Num outro ponto, José Alberto Carvalho fala do famigerado SIRESP.

“Não entendo como é que a sigla SIRESP corresponde a uma empresa que tem um contrato de prestação de serviços com o Estado. Não entendo de todo! Uma empresa? Não deveria ser o SIRESP o coração do serviço de Proteção Civil ? Aceita-se que o 112 fosse concessionado a entidades privadas? Não se trata, sequer, de serviços comparáveis: o 112 responde a acidentes; o SIRESP deve responder a catástrofes”.

“Cortar mato e silvas dá trabalho”

No longo comentário, o jornalista da TVI diz ainda que “a culpa é dos governos”.

“Concordo. Mas quando a culpa é de todos os governos, isso significa que a culpa é do Estado; e o Estado somos nós, cidadãos. Com esta generalização do ‘todos’ não pretendo amnistiar ninguém”.

“As profissões relacionadas com a floresta desapareceram (resineiros, cantoneiros); nas zonas florestais do país vivem, hoje em dia, populações idosas que carecem de cuidados permanentes para a sua sobrevivência e bem estar”, diz, e acrescenta:

“As capacidades produtivas do interior foram ignoradas.
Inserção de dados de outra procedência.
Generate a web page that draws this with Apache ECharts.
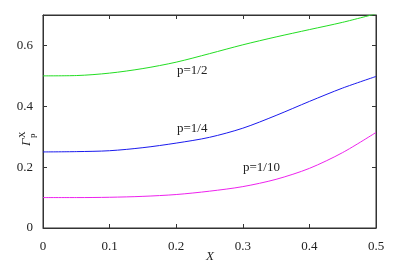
<!DOCTYPE html>
<html><head><meta charset="utf-8">
<script src="https://cdn.jsdelivr.net/npm/echarts@6/dist/echarts.min.js"></script>
<style>html,body{margin:0;padding:0;background:#fff}#c{width:395px;height:265px}</style>
</head><body><div id="c"></div>
<script>
var xs = [0, 0.05, 0.1, 0.15, 0.2, 0.25, 0.3, 0.35, 0.4, 0.45, 0.5];
var half = [0.5, 0.501, 0.509, 0.524, 0.545, 0.573, 0.602, 0.628, 0.652, 0.676, 0.704];
var quarter = [0.25, 0.251, 0.254, 0.264, 0.279, 0.298, 0.328, 0.370, 0.416, 0.460, 0.498];
var tenth = [0.1, 0.1, 0.101, 0.104, 0.11, 0.121, 0.136, 0.160, 0.196, 0.248, 0.314];
var seriesNames = ['p=1/2', 'p=1/4', 'p=1/10'];
var xTicks = ['0', '0.1', '0.2', '0.3', '0.4', '0.5'];
var yTicks = ['0', '0.2', '0.4', '0.6'];

var FONT = 'Liberation Serif';
function pairs(v){ return xs.map(function(x,i){ return [x, v[i]]; }); }
var chart = echarts.init(document.getElementById('c'), null, {renderer:'canvas'});
var axisLine = {show:true, onZero:false, lineStyle:{color:'#333', width:1}};
var tick = {show:true, inside:true, length:4, lineStyle:{color:'#333'}};
chart.setOption({
  animation:false,
  backgroundColor:'#fff',
  grid:{left:43, right:19, top:15, bottom:37, containLabel:false, show:true, borderColor:'#333', borderWidth:1},
  xAxis:[
    {type:'value', min:0, max:0.5, interval:0.1, position:'bottom',
     axisLine:axisLine, axisTick:tick, splitLine:{show:false},
     axisLabel:{color:'#222', fontFamily:FONT, fontSize:13, margin:12,
       formatter:function(v){ var i=Math.round(v*10); return xTicks[i]; }}},
    {type:'value', min:0, max:0.5, interval:0.1, position:'top',
     axisLine:axisLine, axisTick:tick, splitLine:{show:false}, axisLabel:{show:false}}
  ],
  yAxis:[
    {type:'value', min:0, max:0.7, interval:0.2, position:'left',
     axisLine:axisLine, axisTick:tick, splitLine:{show:false},
     axisLabel:{color:'#222', fontFamily:FONT, fontSize:13, margin:10, showMaxLabel:false,
       formatter:function(v){ var i=Math.round(v*5); return yTicks[i]!==undefined && Math.abs(v-i*0.2)<1e-6 ? yTicks[i] : ''; }}},
    {type:'value', min:0, max:0.7, interval:0.2, position:'right',
     axisLine:axisLine, axisTick:tick, splitLine:{show:false}, axisLabel:{show:false}}
  ],
  series:[
    {name:seriesNames[0], type:'line', xAxisIndex:0, yAxisIndex:0, smooth:0.3, showSymbol:false, clip:true, data:pairs(half), lineStyle:{color:'#22dd22', width:1}},
    {name:seriesNames[1], type:'line', xAxisIndex:1, yAxisIndex:1, smooth:0.3, showSymbol:false, clip:true, data:pairs(quarter), lineStyle:{color:'#1a1aee', width:1}},
    {name:seriesNames[2], type:'line', xAxisIndex:0, yAxisIndex:0, smooth:0.3, showSymbol:false, clip:true, data:pairs(tenth), lineStyle:{color:'#ee22ee', width:1}}
  ],
  graphic:[
    {type:'text', left:177, top:64, style:{text:seriesNames[0], font:'13px '+FONT, fill:'#222'}},
    {type:'text', left:177, top:122, style:{text:seriesNames[1], font:'13px '+FONT, fill:'#222'}},
    {type:'text', left:243, top:161, style:{text:seriesNames[2], font:'13px '+FONT, fill:'#222'}},
    {type:'text', left:206, top:250, style:{text:'X', font:'italic 13px '+FONT, fill:'#222'}},
    {type:'group', x:27, y:138, rotation:Math.PI/2, children:[
      {type:'text', x:-8, y:-7, style:{text:'Γ', font:'italic 13px '+FONT, fill:'#222'}},
      {type:'text', x:0, y:-9, style:{text:'X', font:'9px '+FONT, fill:'#222'}},
      {type:'text', x:0, y:1, style:{text:'p', font:'9px '+FONT, fill:'#222'}}
    ]}
  ]
});
</script></body></html>
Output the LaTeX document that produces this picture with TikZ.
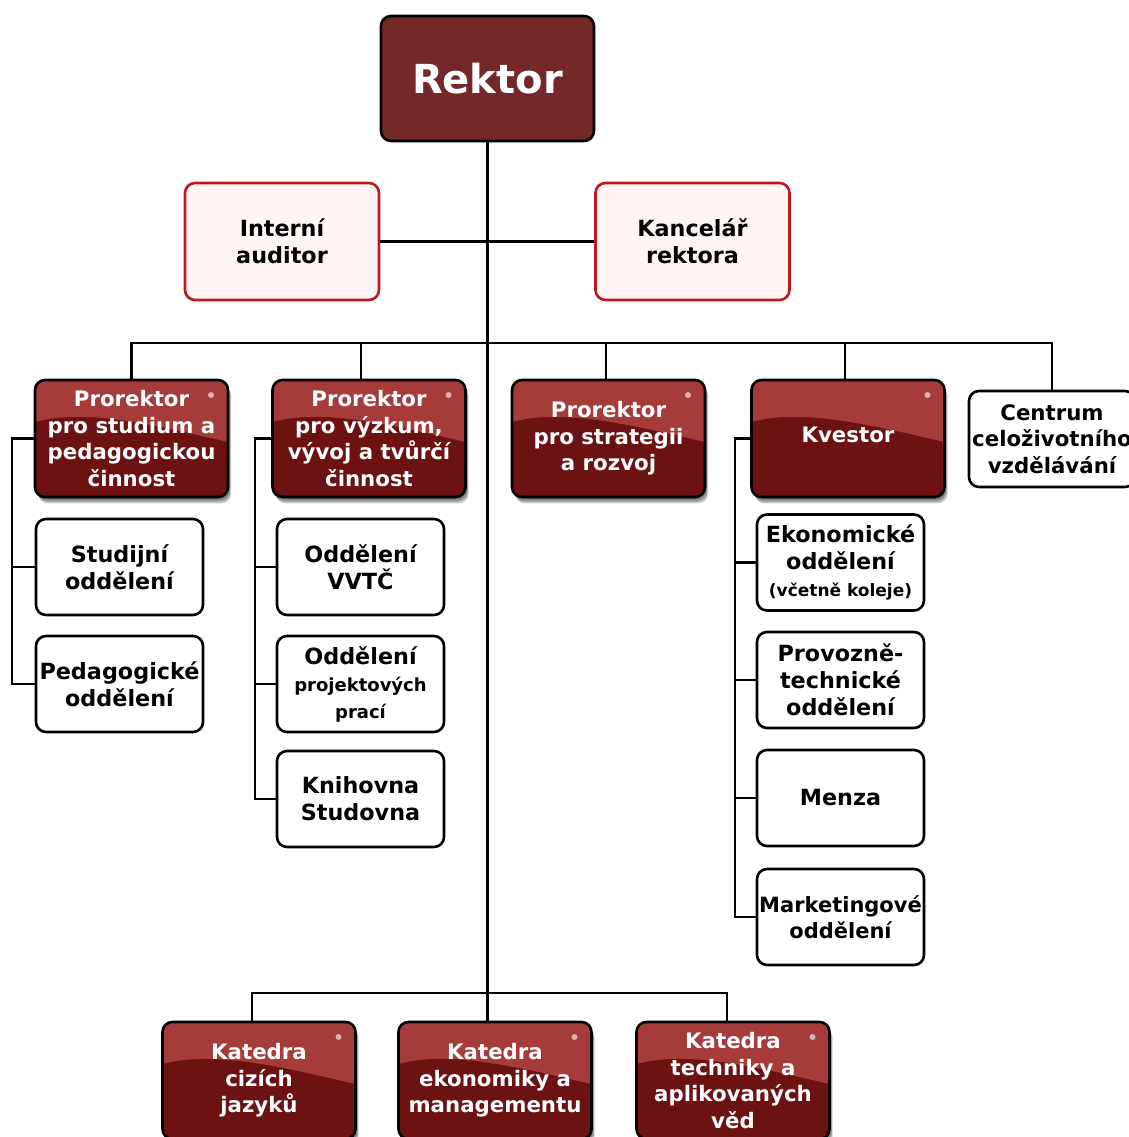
\documentclass[tikz,border=0pt]{standalone}
\usepackage{fontspec}
\setmainfont{DejaVu Sans}
\definecolor{rekred}{HTML}{742828}
\definecolor{glosstop}{HTML}{A63B3B}
\definecolor{glossbot}{HTML}{6C1212}
\definecolor{audred}{HTML}{BE181C}
\definecolor{audfill}{HTML}{FFF5F5}
\tikzset{
  base/.style={rounded corners=10pt, line width=2.6pt, inner sep=0pt, align=center,
    font=\bfseries\fontsize{22.3}{27}\selectfont},
  whitebox/.style={base, draw=black, fill=white, minimum width=167pt, minimum height=96pt},
  audbox/.style={base, draw=audred, fill=audfill, minimum width=194pt, minimum height=117pt},
  rektorbox/.style={base, draw=black, fill=rekred, text=white, minimum width=213pt, minimum height=125pt,
    font=\bfseries\fontsize{40}{48}\selectfont},
  glossbox/.style={base, draw=black, text=white, minimum width=193pt, minimum height=117pt,
    font=\bfseries\fontsize{21.3}{26.6}\selectfont},
  glossshadow/.style={fill=black, opacity=0.2, rounded corners=10pt},
  conn/.style={line width=2.4pt, draw=black}
}
\newcommand{\glossnode}[4]{%
  \begin{scope}[shift={(#2-96.5,#3-58.5)}]
    \foreach \i in {1,...,4} {\fill[glossshadow] (0.8*\i,1.6*\i) rectangle ++(193,117);}
    \begin{scope}
      \clip[rounded corners=10pt] (0,0) rectangle (193,117);
      \fill[glossbot] (0,0) rectangle (193,117);
      \fill[glosstop] (0,0) -- (193,0) -- (193,62) .. controls (120,45) and (50,28) .. (0,42) -- cycle;
      \fill[white, opacity=0.6] (176,15) circle (3);
    \end{scope}
  \end{scope}
  \node[glossbox] (#1) at (#2,#3) {#4};}
\begin{document}
\begin{tikzpicture}[x=1pt, y=-1pt]
\useasboundingbox (0,0) rectangle (1128,1137);
% nodes
\node[rektorbox] (rektor) at (487.5,78.5) {Rektor};
\node[audbox] (aud) at (282,241.5) {Interní\\auditor};
\node[audbox] (kanc) at (692.5,241.5) {Kancelář\\rektora};

\glossnode{p1}{131.5}{438.5}{Prorektor\\pro studium a\\pedagogickou\\činnost}
\glossnode{p2}{369}{438.5}{Prorektor\\pro výzkum,\\vývoj a tvůrčí\\činnost}
\glossnode{p3}{608.5}{438.5}{Prorektor\\pro strategii\\a rozvoj}
\glossnode{kv}{848}{438.5}{\raisebox{7pt}{Kvestor}}
\node[whitebox, minimum width=166pt, font=\bfseries\fontsize{21.3}{26.5}\selectfont] (cen) at (1052,439) {Centrum\\celoživotního\\vzdělávání};

\node[whitebox] (s1) at (119.5,567) {Studijní\\oddělení};
\node[whitebox] (s2) at (119.5,684) {Pedagogické\\oddělení};

\node[whitebox] (v1) at (360.5,567) {Oddělení\\VVTČ};
\node[whitebox] (v2) at (360.5,684) {Oddělení\\{\fontsize{18}{23}\selectfont projektových}\\{\fontsize{18}{23}\selectfont prací}};
\node[whitebox] (v3) at (360.5,799) {Knihovna\\Studovna};

\node[whitebox] (k1) at (840.5,562.5) {Ekonomické\\oddělení\\{\fontsize{17}{23}\selectfont (včetně koleje)}};
\node[whitebox] (k2) at (840.5,680) {Provozně-\\technické\\oddělení};
\node[whitebox] (k3) at (840.5,798) {Menza};
\node[whitebox, font=\bfseries\fontsize{21}{26.5}\selectfont] (k4) at (840.5,917) {Marketingové\\oddělení};

\glossnode{kat1}{259}{1080.5}{Katedra\\cizích\\jazyků}
\glossnode{kat2}{495}{1080.5}{Katedra\\ekonomiky a\\managementu}
\glossnode{kat3}{733}{1080.5}{Katedra\\techniky a\\aplikovaných\\věd}

% bus coordinates
\coordinate (bus1) at (487.5,343);
\coordinate (bus2) at (487.5,993);

% connectors
\draw[conn] (rektor.south) -- (rektor.south |- kat2.north);
\draw[conn] (aud.east) -- (kanc.west);
\draw[conn] (p1.north) |- (bus1);
\draw[conn] ([xshift=-8pt]p2.north) |- (bus1);
\draw[conn] ([xshift=-2.5pt]p3.north) |- (bus1);
\draw[conn] ([xshift=-3pt]kv.north) |- (bus1);
\draw[conn] (cen.north) |- (bus1);
\draw[conn] ([xshift=-7pt]kat1.north) |- (bus2);
\draw[conn] ([xshift=-6pt]kat3.north) |- (bus2);

\draw[conn] (p1.west) -- ++(-22,0) |- (s2.west);
\draw[conn] (s1.west) -- ++(-23,0);
\draw[conn] (p2.west) -- ++(-16,0) |- (v3.west);
\draw[conn] (v1.west) -- ++(-21,0);
\draw[conn] (v2.west) -- ++(-21,0);
\draw[conn] (kv.west) -- ++(-15,0) |- (k4.west);
\draw[conn] (k1.west) -- ++(-21,0);
\draw[conn] (k2.west) -- ++(-21,0);
\draw[conn] (k3.west) -- ++(-21,0);
\end{tikzpicture}
\end{document}
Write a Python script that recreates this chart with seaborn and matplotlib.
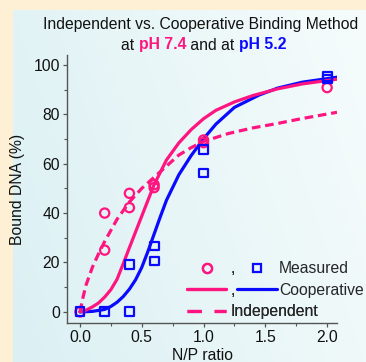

Os descendentes (e herdeiros!) dessas pessoas idosas não sabem sequer que terrenos herdaram; e quando sabem procuram aborrecer-se o menos possível com essas minudências… eucalipto é uma boa solução; cortar mato e silvas dá trabalho, é caro e não há ninguém que o queira fazer e suspiram que ‘era tão melhor que a minha família me tivesse deixado em herança uma casa na praia…'”

A finalizar, José Alberto Carvalho destaca.

“Ao fim de 40 anos de migração para o litoral, de abandono do interior, de desprezo pela maioria do território parece-me inevitável que irá demorar tempo a corrigir o absurdo. E que todos nós, o Estado, voltemos a olhar para o interior com a dignidade e responsabilidade que merece”.